Strong, Gargani & Hacifazlioğlu (2011) is the other piece of research. It’s behind a paywall but for good papers there’s often an academic somewhere that has breached their institutions copyright rules and posted it somewhere helpful. In interpreting the results, it’s important to appreciate that of the three experiments, two involved judging teachers on the basis of two minute clips of whole-class teaching (chosen to avoid any behavioural management incidents!). However, the third experiment did involve observations of videos of whole lessons, but using a complex observational protocol – the CLASS tool – that seems to weight student engagement and various other, dare I say it, constructivist ideals quite strongly. Coe is right to state that the ability of observers to pick good teachers in these experiments was in the same league as Buffy’s ability to pick good boyfriends but he leaves out at a crucial point which I think I’d better quote.

This analysis showed that a small subset of items produced scores that accurately identified teachers as either above or below average. All of these items were from the instructional domain. They included clearly expressing the lesson objective, integrating students’ prior knowledge, using opportunities to go beyond the current lesson, using more than one delivery mechanism or modality, using multiple examples, giving feedback about process, and asking how and why questions.

The final point made in the paper is that “This… has motivated us to undertake development of an observational measure that can predict teacher effectiveness.”

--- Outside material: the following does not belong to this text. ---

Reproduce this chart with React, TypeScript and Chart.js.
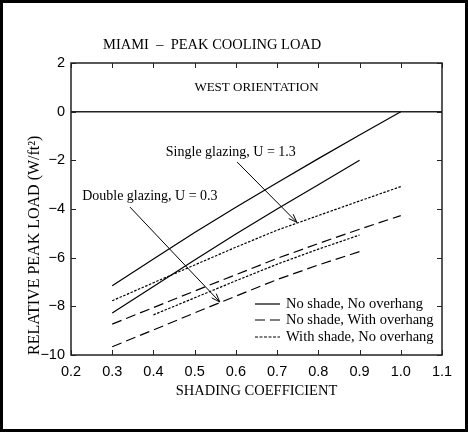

So I’m not sure that Coe has it right on this evidence. Yes, we all (ITT, Ofsted, and school leaders) need to recognise that sloppy observation procedure and training will lead to meaningless judgements. Yes, using graded observations for staff development may be a bit like burning witches to improve their chances at the last judgement. Yes, value-added data may be a better, or even the best, method for judging the effectiveness of a teacher and/or their teaching. But, in ITT where value-added data does not exist, I think my colleagues and I really ought to be bringing some of the academic clout of our Faculty to bear on using research like this to develop a model for lesson observation that delivers reliable outcomes. I’ll let you know how we get on, and give you a shout if we need any stake holders.